That is kind of where I am at now. I'm designing and will shortly be building the sequencing function my customer needs using an Arduino. Once I'm done with that, I plan on posting it for our industry to see. After that, though, I'm wondering if I should pursue things further. And if I do, whether it should be as a side hobby, or full time employment.
Well it sounds like you are describing you moving into a role of as an independent supplier of custom solutions for your customers.
I dunno. If you're going to make more than about 20 units, you're probably designing your own PCB anyway, so you just plunk down an appropriate ATmega chip in an otherwise custom design, and maybe make it "Arduino compatible at the software level." Then maybe you start to get nervous about the status of LGPL-licensed code in deeply embedded systems, and convert those Arduino library calls to use privately written code, leaving you with not much more "Arduino-like" status beyond a compatible bootloader (if that.)The thing about Arduino is that it's not really a "big" thing.

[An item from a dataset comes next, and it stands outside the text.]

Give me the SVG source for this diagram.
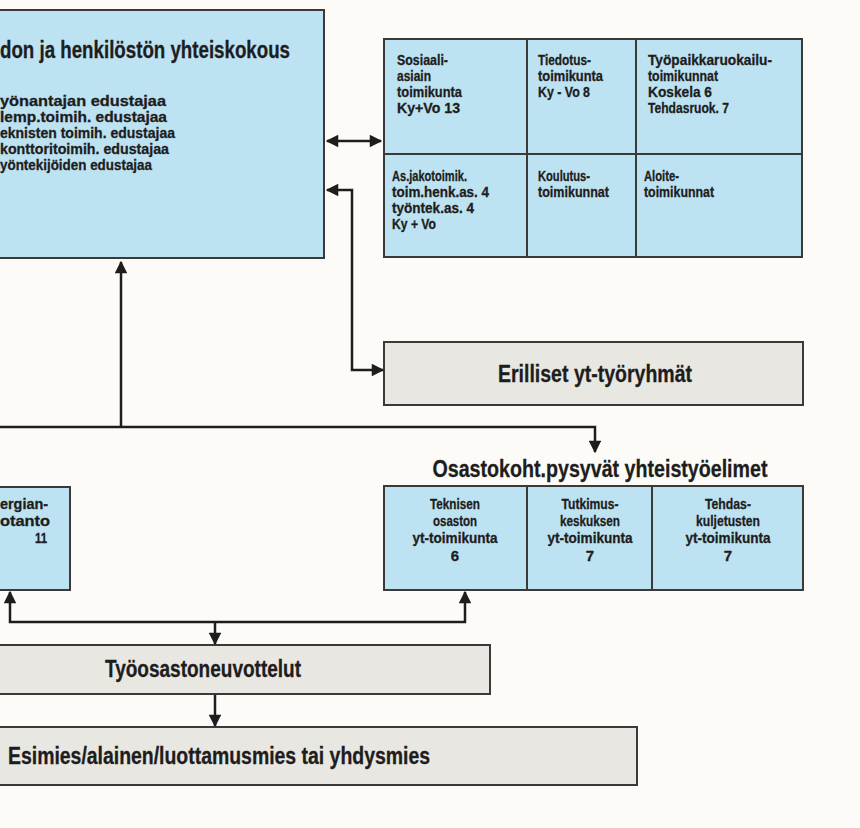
<svg xmlns="http://www.w3.org/2000/svg" width="860" height="828" viewBox="0 0 860 828">
<defs>
<style>
text{font-family:"Liberation Sans","DejaVu Sans",sans-serif;font-weight:bold;fill:#1d1d1d;stroke:#1d1d1d;stroke-width:0.3}
.blue{fill:#bde2f1;stroke:#3a3a3a;stroke-width:2}
.gray{fill:#e9e7e1;stroke:#3a3a3a;stroke-width:2}
.div{stroke:#3a3a3a;stroke-width:2;fill:none}
.conn{stroke:#1d1d1d;stroke-width:2.5;fill:none}
.big{font-size:23px}
.sm{font-size:15px}
</style>
<marker id="ah" viewBox="0 0 10 10" refX="9" refY="5" markerWidth="5.5" markerHeight="5" orient="auto-start-reverse" markerUnits="strokeWidth">
<path d="M0,0 L10,5 L0,10 Z" fill="#1d1d1d"/>
</marker>
</defs>
<rect width="860" height="828" fill="#fcfbf7"/>

<g id="yhteiskokous">
<rect class="blue" x="-2" y="10" width="326" height="248"/>
<text class="big" x="0" y="58" textLength="290" lengthAdjust="spacingAndGlyphs">don ja henkilöstön yhteiskokous</text>
<text class="sm" x="0" y="106" textLength="166" lengthAdjust="spacingAndGlyphs">yönantajan edustajaa</text>
<text class="sm" x="0" y="122" textLength="167" lengthAdjust="spacingAndGlyphs">lemp.toimih. edustajaa</text>
<text class="sm" x="0" y="138" textLength="175" lengthAdjust="spacingAndGlyphs">eknisten toimih. edustajaa</text>
<text class="sm" x="0" y="154" textLength="169" lengthAdjust="spacingAndGlyphs">konttoritoimih. edustajaa</text>
<text class="sm" x="0" y="170" textLength="152" lengthAdjust="spacingAndGlyphs">yöntekijöiden edustajaa</text>
</g>

<g id="toimikunnat">
<rect class="blue" x="384" y="39" width="418" height="218"/>
<path class="div" d="M527,39 V257 M636,39 V257 M384,154 H802"/>
<text class="sm" x="397" y="65" textLength="51" lengthAdjust="spacingAndGlyphs">Sosiaali-</text>
<text class="sm" x="397" y="81" textLength="34" lengthAdjust="spacingAndGlyphs">asiain</text>
<text class="sm" x="397" y="97" textLength="65" lengthAdjust="spacingAndGlyphs">toimikunta</text>
<text class="sm" x="397" y="113" textLength="63" lengthAdjust="spacingAndGlyphs">Ky+Vo 13</text>
<text class="sm" x="538" y="65" textLength="53" lengthAdjust="spacingAndGlyphs">Tiedotus-</text>
<text class="sm" x="538" y="81" textLength="65" lengthAdjust="spacingAndGlyphs">toimikunta</text>
<text class="sm" x="538" y="97" textLength="52" lengthAdjust="spacingAndGlyphs">Ky - Vo 8</text>
<text class="sm" x="648" y="65" textLength="124" lengthAdjust="spacingAndGlyphs">Työpaikkaruokailu-</text>
<text class="sm" x="648" y="81" textLength="70" lengthAdjust="spacingAndGlyphs">toimikunnat</text>
<text class="sm" x="648" y="97" textLength="64" lengthAdjust="spacingAndGlyphs">Koskela 6</text>
<text class="sm" x="648" y="113" textLength="81" lengthAdjust="spacingAndGlyphs">Tehdasruok. 7</text>
<text class="sm" x="392" y="181" textLength="75" lengthAdjust="spacingAndGlyphs">As.jakotoimik.</text>
<text class="sm" x="392" y="197" textLength="97" lengthAdjust="spacingAndGlyphs">toim.henk.as. 4</text>
<text class="sm" x="392" y="213" textLength="82" lengthAdjust="spacingAndGlyphs">työntek.as. 4</text>
<text class="sm" x="392" y="229" textLength="44" lengthAdjust="spacingAndGlyphs">Ky + Vo</text>
<text class="sm" x="538" y="181" textLength="52" lengthAdjust="spacingAndGlyphs">Koulutus-</text>
<text class="sm" x="538" y="197" textLength="71" lengthAdjust="spacingAndGlyphs">toimikunnat</text>
<text class="sm" x="644" y="181" textLength="35" lengthAdjust="spacingAndGlyphs">Aloite-</text>
<text class="sm" x="644" y="197" textLength="70" lengthAdjust="spacingAndGlyphs">toimikunnat</text>
</g>

<g id="erilliset">
<rect class="gray" x="384" y="342" width="419" height="63"/>
<text class="big" x="595" y="382" text-anchor="middle" textLength="194" lengthAdjust="spacingAndGlyphs">Erilliset yt-työryhmät</text>
</g>

<g id="osastokoht">
<text class="big" x="600" y="477" text-anchor="middle" textLength="335" lengthAdjust="spacingAndGlyphs">Osastokoht.pysyvät yhteistyöelimet</text>
<rect class="blue" x="384" y="486" width="419" height="104"/>
<path class="div" d="M527,486 V590 M652,486 V590"/>
<text class="sm" text-anchor="middle" x="455" y="509" textLength="50" lengthAdjust="spacingAndGlyphs">Teknisen</text>
<text class="sm" text-anchor="middle" x="455" y="526" textLength="44" lengthAdjust="spacingAndGlyphs">osaston</text>
<text class="sm" text-anchor="middle" x="455" y="543" textLength="85" lengthAdjust="spacingAndGlyphs">yt-toimikunta</text>
<text class="sm" text-anchor="middle" x="455" y="561">6</text>
<text class="sm" text-anchor="middle" x="590" y="509" textLength="57" lengthAdjust="spacingAndGlyphs">Tutkimus-</text>
<text class="sm" text-anchor="middle" x="590" y="526" textLength="60" lengthAdjust="spacingAndGlyphs">keskuksen</text>
<text class="sm" text-anchor="middle" x="590" y="543" textLength="85" lengthAdjust="spacingAndGlyphs">yt-toimikunta</text>
<text class="sm" text-anchor="middle" x="590" y="561">7</text>
<text class="sm" text-anchor="middle" x="728" y="509" textLength="46" lengthAdjust="spacingAndGlyphs">Tehdas-</text>
<text class="sm" text-anchor="middle" x="728" y="526" textLength="64" lengthAdjust="spacingAndGlyphs">kuljetusten</text>
<text class="sm" text-anchor="middle" x="728" y="543" textLength="85" lengthAdjust="spacingAndGlyphs">yt-toimikunta</text>
<text class="sm" text-anchor="middle" x="728" y="561">7</text>
</g>

<g id="energia">
<rect class="blue" x="-2" y="487" width="72" height="103"/>
<text class="sm" x="48" y="509" text-anchor="end" textLength="48" lengthAdjust="spacingAndGlyphs">ergian-</text>
<text class="sm" x="50" y="526" text-anchor="end" textLength="50" lengthAdjust="spacingAndGlyphs">otanto</text>
<text class="sm" x="47" y="543" text-anchor="end" textLength="12" lengthAdjust="spacingAndGlyphs">11</text>
</g>

<g id="tyoosasto">
<rect class="gray" x="-2" y="645" width="492" height="49"/>
<text class="big" x="203" y="677" text-anchor="middle" textLength="196" lengthAdjust="spacingAndGlyphs">Työosastoneuvottelut</text>
</g>

<g id="esimies">
<rect class="gray" x="-2" y="727" width="639" height="58"/>
<text class="big" x="8" y="764" textLength="422" lengthAdjust="spacingAndGlyphs">Esimies/alainen/luottamusmies tai yhdysmies</text>
</g>

<g id="connectors">
<path class="conn" d="M327,141 H381" marker-start="url(#ah)" marker-end="url(#ah)"/>
<path class="conn" d="M327,190 H352 V370 H383" marker-start="url(#ah)" marker-end="url(#ah)"/>
<path class="conn" d="M121,427 V262" marker-end="url(#ah)"/>
<path class="conn" d="M0,427 H595 V452" marker-end="url(#ah)"/>
<path class="conn" d="M10,592 V622 H465 V592" marker-start="url(#ah)" marker-end="url(#ah)"/>
<path class="conn" d="M215,622 V644" marker-end="url(#ah)"/>
<path class="conn" d="M215,695 V726" marker-end="url(#ah)"/>
</g>
</svg>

It lowers the "barrier to entry" of microprocessors to a whole bunch of people (apparently), but the height of that "barrier" looks a lot lower from the "pro" side of the barrier than it does from the "beginner" side. If you look at the derisive complaints about Arduino on a forum like AVR-freaks, a lot of them boil down to "there's not much to it; I can't believe that people are unable to program AVRs without such simple crutches!" And to a significant extent, this is correct. From a Software or Hardware Engineering perspective, the Arduino is not all that impressive. (Although from a Computer Science Education perspective, it IS impressive. Do you know how many projects there have been that were supposed to make "computer programming" more "accessible"? Do you know how few of them have actually succeeded to an extent similar to Arduino?!)
In my opinion, it is a masterpiece.
This leads me to conclude that the wrong license was chosen for the arduino (at least outside of the prototyping community). It should be something more akin to the bsd or apache license for other purposes. I guess that might be too tricky and the arduino group just doesn't care about small niche products, so they just rather not deal with it.